▸ **Set exercise**: Every record should be written out exactly, with the pictures left out.

▸ **Stored data**:
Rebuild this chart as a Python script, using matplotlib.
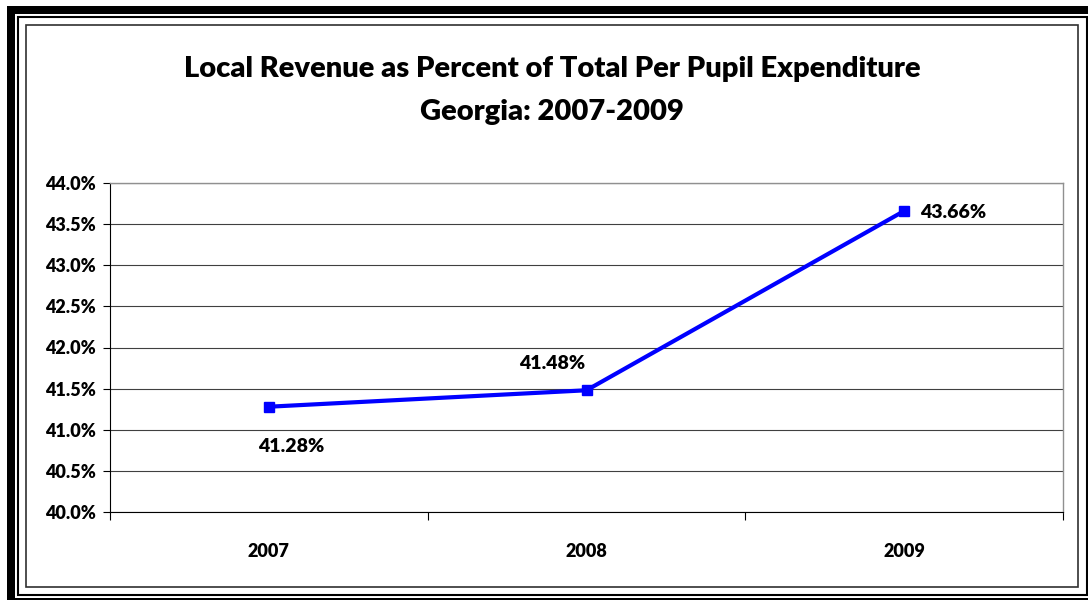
import matplotlib.pyplot as plt
from matplotlib.patches import Rectangle
from matplotlib.ticker import FuncFormatter

years = ['2007', '2008', '2009']
local_share = [41.28, 41.48, 43.66]
y_ticks = [40.0, 40.5, 41.0, 41.5, 42.0, 42.5, 43.0, 43.5, 44.0]

W, H = 1088, 600
plt.rcParams['font.family'] = ['Lato', 'DejaVu Sans']
plt.rcParams['font.weight'] = 'bold'

fig = plt.figure(figsize=(W / 100, H / 100), dpi=100)


def box(x0, y0, x1, y1):
    # pixel box (top-left origin) -> figure fraction rect
    return (x0 / W, 1 - y1 / H, (x1 - x0) / W, (y1 - y0) / H)


# frame around the picture
for (x0, y0, x1, y1) in [(7, 6, 15, 600), (7, 6, 1088, 14), (7, 598, 1088, 600)]:
    l, b, w, h = box(x0, y0, x1, y1)
    fig.add_artist(Rectangle((l, b), w, h, transform=fig.transFigure,
                             facecolor='black', edgecolor='none'))
l, b, w, h = box(18, 17, 1087, 595)
fig.add_artist(Rectangle((l, b), w, h, transform=fig.transFigure,
                         facecolor='none', edgecolor='black', linewidth=1.5))
l, b, w, h = box(26, 25, 1078, 587)
fig.add_artist(Rectangle((l, b), w, h, transform=fig.transFigure,
                         facecolor='none', edgecolor='#303030', linewidth=1.2))

ax = fig.add_axes(box(110, 183, 1063, 512))
x = range(1, len(years) + 1)
ax.plot(x, local_share, color='#0000FF', linewidth=3, marker='s',
        markersize=6.5, zorder=3)

ax.set_xlim(0.5, len(years) + 0.5)
ax.set_ylim(40.0, 44.0)
ax.set_yticks(y_ticks)
ax.yaxis.set_major_formatter(FuncFormatter(lambda v, p: f'{v:.1f}%'))
ax.set_xticks([1, 2, 3])
ax.set_xticklabels(years)
ax.set_xticks([0.5, 1.5, 2.5, 3.5], minor=True)
ax.tick_params(axis='x', which='major', length=0, pad=22, labelsize=13)
ax.tick_params(axis='x', which='minor', length=6, width=0.8, direction='out')
ax.tick_params(axis='y', length=5, width=0.8, direction='out', pad=5,
               labelsize=13)
for lab in ax.get_xticklabels() + ax.get_yticklabels():
    lab.set_fontweight('heavy')
ax.grid(axis='y', color='#404040', linewidth=0.8)
ax.set_axisbelow(True)

for side in ['top', 'right']:
    ax.spines[side].set_color('#909090')
    ax.spines[side].set_linewidth(1.0)
ax.spines['left'].set_linewidth(0.8)
ax.spines['bottom'].set_linewidth(0.8)

offsets = [(16, -29), (-25, 19), (35, -1)]
for xi, v, off in zip(x, local_share, offsets):
    ax.annotate(f'{v:.2f}%', (xi, v), xytext=off, textcoords='offset points',
                ha='center', va='center', fontsize=14, fontweight='heavy')

fig.text(552 / W, 1 - 69 / H,
         'Local Revenue as Percent of Total Per Pupil Expenditure',
         ha='center', va='center', fontsize=21, fontweight='heavy')
fig.text(552 / W, 1 - 112 / H, 'Georgia: 2007-2009',
         ha='center', va='center', fontsize=21, fontweight='heavy')

fig.savefig('out.png', dpi=100)
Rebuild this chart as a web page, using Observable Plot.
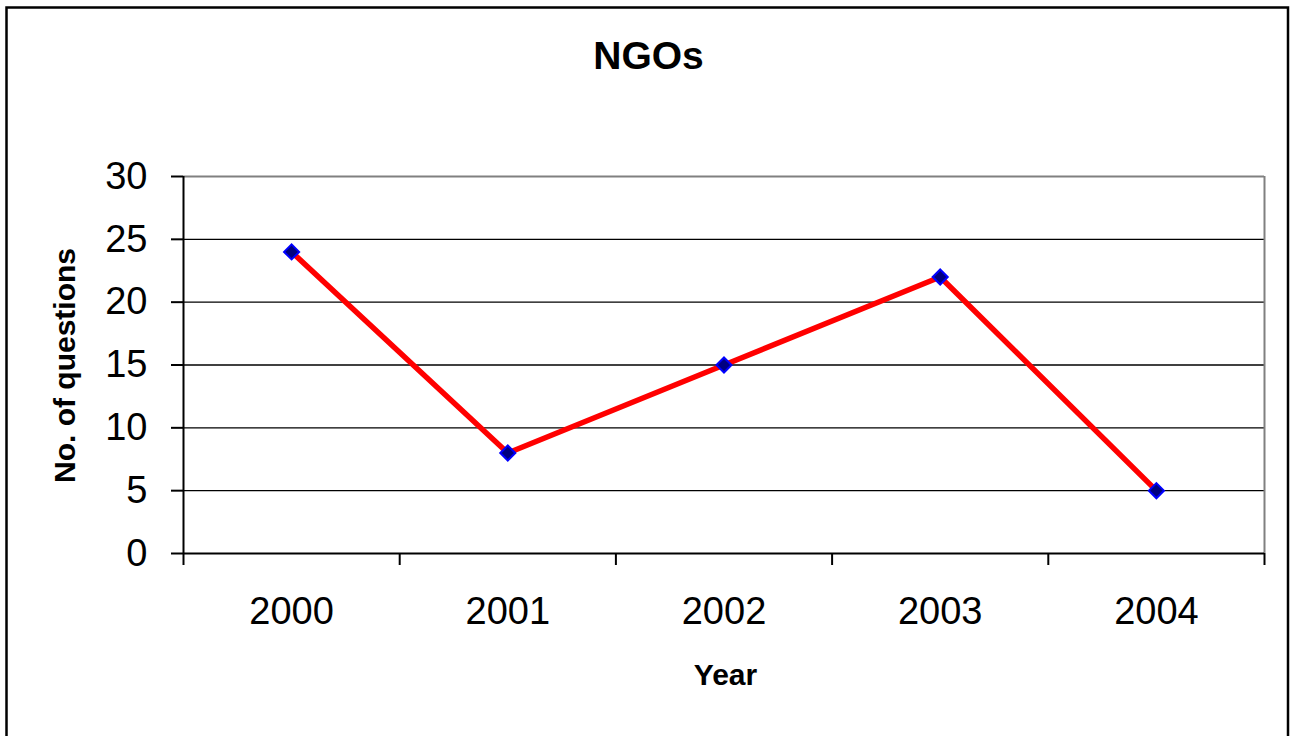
<!DOCTYPE html>
<html>
<head>
<meta charset="utf-8">
<script src="https://cdn.jsdelivr.net/npm/d3@7"></script>
<script src="https://cdn.jsdelivr.net/npm/@observablehq/plot@0.6"></script>
<style>
  html, body { margin: 0; padding: 0; background: #fff; overflow: hidden; }
  #chart { width: 1293px; height: 736px; }
</style>
</head>
<body>
<div id="chart"></div>
<script>
const years = [2000, 2001, 2002, 2003, 2004];
const questions = [24, 8, 15, 22, 5];
const yTicks = [0, 5, 10, 15, 20, 25, 30];
const gridValues = [5, 10, 15, 20, 25];
const bandEdges = [1999.5, 2000.5, 2001.5, 2002.5, 2003.5, 2004.5];
const titleText = "NGOs";
const xLabel = "Year";
const yLabel = "No. of questions";

const data = years.map((year, i) => ({year, value: questions[i]}));
const font = "'Liberation Sans', Arial, sans-serif";

const chart = Plot.plot({
  width: 1293,
  height: 736,
  marginLeft: 183,
  marginRight: 29,
  marginTop: 176,
  marginBottom: 183,
  style: {fontFamily: font, color: "black", background: "white", overflow: "visible"},
  x: {type: "linear", domain: [bandEdges[0], bandEdges[bandEdges.length - 1]]},
  y: {domain: [0, 30]},
  marks: [
    Plot.gridY(gridValues, {stroke: "black", strokeOpacity: 1, strokeWidth: 1.4}),
    Plot.ruleY([30], {x1: bandEdges[0], x2: bandEdges[5], stroke: "#808080", strokeWidth: 2}),
    Plot.ruleX([bandEdges[5]], {y1: 0, y2: 30, stroke: "#808080", strokeWidth: 2}),
    Plot.ruleX([bandEdges[0]], {y1: 0, y2: 30, stroke: "black", strokeWidth: 2}),
    Plot.ruleY([0], {x1: bandEdges[0], x2: bandEdges[5], stroke: "black", strokeWidth: 2}),
    Plot.axisY({ticks: yTicks, tickSize: 12, tickPadding: 24, fontSize: 38, strokeWidth: 2, label: null, tickFormat: d => String(d)}),
    Plot.axisX({ticks: bandEdges, tickSize: 12, strokeWidth: 2, tickFormat: () => "", label: null}),
    Plot.axisX({ticks: years, tickSize: 0, tickPadding: 44, fontSize: 38, tickFormat: d => String(d), label: null}),
    Plot.line(data, {x: "year", y: "value", stroke: "#ff0000", strokeWidth: 5.5}),
    Plot.dot(data, {x: "year", y: "value", symbol: "diamond2", r: 6.8, fill: "#000080", stroke: "#0000ff", strokeWidth: 2}),
    Plot.text([titleText], {frameAnchor: "top", lineAnchor: "middle", textAnchor: "middle", dx: -75.5, dy: -120, fontSize: 39, fontWeight: "bold", fill: "black"}),
    Plot.text([xLabel], {frameAnchor: "bottom", lineAnchor: "middle", textAnchor: "middle", dx: 1.5, dy: 122, fontSize: 30, fontWeight: "bold", fill: "black"}),
    Plot.text([yLabel], {frameAnchor: "left", lineAnchor: "middle", textAnchor: "middle", dx: -118, dy: 0.5, rotate: -90, fontSize: 30, fontWeight: "bold", fill: "black"})
  ]
});

d3.select(chart).append("rect")
  .attr("x", 6.5).attr("y", 7.5)
  .attr("width", 1281.5).attr("height", 800)
  .attr("fill", "none").attr("stroke", "black").attr("stroke-width", 2.5);

document.getElementById("chart").appendChild(chart);
</script>
</body>
</html>
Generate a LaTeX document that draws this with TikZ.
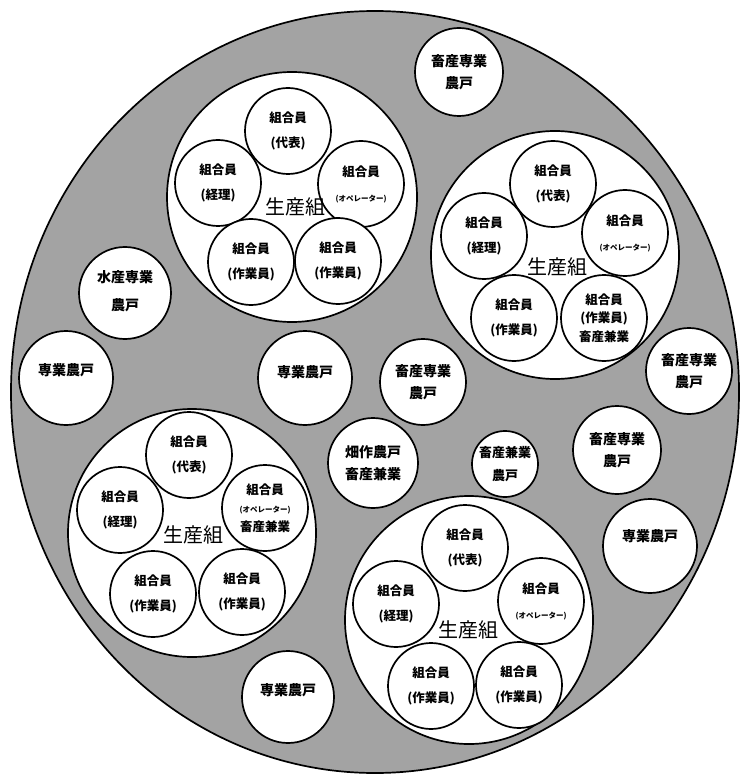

▸ **Exercise response**:
Rebuild this chart as a Python script, using matplotlib.
import matplotlib.pyplot as plt
from matplotlib.patches import Rectangle
from matplotlib.ticker import FuncFormatter

years = ['2007', '2008', '2009']
local_share = [41.28, 41.48, 43.66]
y_ticks = [40.0, 40.5, 41.0, 41.5, 42.0, 42.5, 43.0, 43.5, 44.0]

W, H = 1088, 600
plt.rcParams['font.family'] = ['Lato', 'DejaVu Sans']
plt.rcParams['font.weight'] = 'bold'

fig = plt.figure(figsize=(W / 100, H / 100), dpi=100)


def box(x0, y0, x1, y1):
    # pixel box (top-left origin) -> figure fraction rect
    return (x0 / W, 1 - y1 / H, (x1 - x0) / W, (y1 - y0) / H)


# frame around the picture
for (x0, y0, x1, y1) in [(7, 6, 15, 600), (7, 6, 1088, 14), (7, 598, 1088, 600)]:
    l, b, w, h = box(x0, y0, x1, y1)
    fig.add_artist(Rectangle((l, b), w, h, transform=fig.transFigure,
                             facecolor='black', edgecolor='none'))
l, b, w, h = box(18, 17, 1087, 595)
fig.add_artist(Rectangle((l, b), w, h, transform=fig.transFigure,
                         facecolor='none', edgecolor='black', linewidth=1.5))
l, b, w, h = box(26, 25, 1078, 587)
fig.add_artist(Rectangle((l, b), w, h, transform=fig.transFigure,
                         facecolor='none', edgecolor='#303030', linewidth=1.2))

ax = fig.add_axes(box(110, 183, 1063, 512))
x = range(1, len(years) + 1)
ax.plot(x, local_share, color='#0000FF', linewidth=3, marker='s',
        markersize=6.5, zorder=3)

ax.set_xlim(0.5, len(years) + 0.5)
ax.set_ylim(40.0, 44.0)
ax.set_yticks(y_ticks)
ax.yaxis.set_major_formatter(FuncFormatter(lambda v, p: f'{v:.1f}%'))
ax.set_xticks([1, 2, 3])
ax.set_xticklabels(years)
ax.set_xticks([0.5, 1.5, 2.5, 3.5], minor=True)
ax.tick_params(axis='x', which='major', length=0, pad=22, labelsize=13)
ax.tick_params(axis='x', which='minor', length=6, width=0.8, direction='out')
ax.tick_params(axis='y', length=5, width=0.8, direction='out', pad=5,
               labelsize=13)
for lab in ax.get_xticklabels() + ax.get_yticklabels():
    lab.set_fontweight('heavy')
ax.grid(axis='y', color='#404040', linewidth=0.8)
ax.set_axisbelow(True)

for side in ['top', 'right']:
    ax.spines[side].set_color('#909090')
    ax.spines[side].set_linewidth(1.0)
ax.spines['left'].set_linewidth(0.8)
ax.spines['bottom'].set_linewidth(0.8)

offsets = [(16, -29), (-25, 19), (35, -1)]
for xi, v, off in zip(x, local_share, offsets):
    ax.annotate(f'{v:.2f}%', (xi, v), xytext=off, textcoords='offset points',
                ha='center', va='center', fontsize=14, fontweight='heavy')

fig.text(552 / W, 1 - 69 / H,
         'Local Revenue as Percent of Total Per Pupil Expenditure',
         ha='center', va='center', fontsize=21, fontweight='heavy')
fig.text(552 / W, 1 - 112 / H, 'Georgia: 2007-2009',
         ha='center', va='center', fontsize=21, fontweight='heavy')

fig.savefig('out.png', dpi=100)
Rebuild this chart as a web page, using Observable Plot.
<!DOCTYPE html>
<html>
<head>
<meta charset="utf-8">
<script src="https://cdn.jsdelivr.net/npm/d3@7"></script>
<script src="https://cdn.jsdelivr.net/npm/@observablehq/plot@0.6"></script>
<style>
  html, body { margin: 0; padding: 0; background: #fff; overflow: hidden; }
  #chart { width: 1293px; height: 736px; }
</style>
</head>
<body>
<div id="chart"></div>
<script>
const years = [2000, 2001, 2002, 2003, 2004];
const questions = [24, 8, 15, 22, 5];
const yTicks = [0, 5, 10, 15, 20, 25, 30];
const gridValues = [5, 10, 15, 20, 25];
const bandEdges = [1999.5, 2000.5, 2001.5, 2002.5, 2003.5, 2004.5];
const titleText = "NGOs";
const xLabel = "Year";
const yLabel = "No. of questions";

const data = years.map((year, i) => ({year, value: questions[i]}));
const font = "'Liberation Sans', Arial, sans-serif";

const chart = Plot.plot({
  width: 1293,
  height: 736,
  marginLeft: 183,
  marginRight: 29,
  marginTop: 176,
  marginBottom: 183,
  style: {fontFamily: font, color: "black", background: "white", overflow: "visible"},
  x: {type: "linear", domain: [bandEdges[0], bandEdges[bandEdges.length - 1]]},
  y: {domain: [0, 30]},
  marks: [
    Plot.gridY(gridValues, {stroke: "black", strokeOpacity: 1, strokeWidth: 1.4}),
    Plot.ruleY([30], {x1: bandEdges[0], x2: bandEdges[5], stroke: "#808080", strokeWidth: 2}),
    Plot.ruleX([bandEdges[5]], {y1: 0, y2: 30, stroke: "#808080", strokeWidth: 2}),
    Plot.ruleX([bandEdges[0]], {y1: 0, y2: 30, stroke: "black", strokeWidth: 2}),
    Plot.ruleY([0], {x1: bandEdges[0], x2: bandEdges[5], stroke: "black", strokeWidth: 2}),
    Plot.axisY({ticks: yTicks, tickSize: 12, tickPadding: 24, fontSize: 38, strokeWidth: 2, label: null, tickFormat: d => String(d)}),
    Plot.axisX({ticks: bandEdges, tickSize: 12, strokeWidth: 2, tickFormat: () => "", label: null}),
    Plot.axisX({ticks: years, tickSize: 0, tickPadding: 44, fontSize: 38, tickFormat: d => String(d), label: null}),
    Plot.line(data, {x: "year", y: "value", stroke: "#ff0000", strokeWidth: 5.5}),
    Plot.dot(data, {x: "year", y: "value", symbol: "diamond2", r: 6.8, fill: "#000080", stroke: "#0000ff", strokeWidth: 2}),
    Plot.text([titleText], {frameAnchor: "top", lineAnchor: "middle", textAnchor: "middle", dx: -75.5, dy: -120, fontSize: 39, fontWeight: "bold", fill: "black"}),
    Plot.text([xLabel], {frameAnchor: "bottom", lineAnchor: "middle", textAnchor: "middle", dx: 1.5, dy: 122, fontSize: 30, fontWeight: "bold", fill: "black"}),
    Plot.text([yLabel], {frameAnchor: "left", lineAnchor: "middle", textAnchor: "middle", dx: -118, dy: 0.5, rotate: -90, fontSize: 30, fontWeight: "bold", fill: "black"})
  ]
});

d3.select(chart).append("rect")
  .attr("x", 6.5).attr("y", 7.5)
  .attr("width", 1281.5).attr("height", 800)
  .attr("fill", "none").attr("stroke", "black").attr("stroke-width", 2.5);

document.getElementById("chart").appendChild(chart);
</script>
</body>
</html>
Generate a LaTeX document that draws this with TikZ.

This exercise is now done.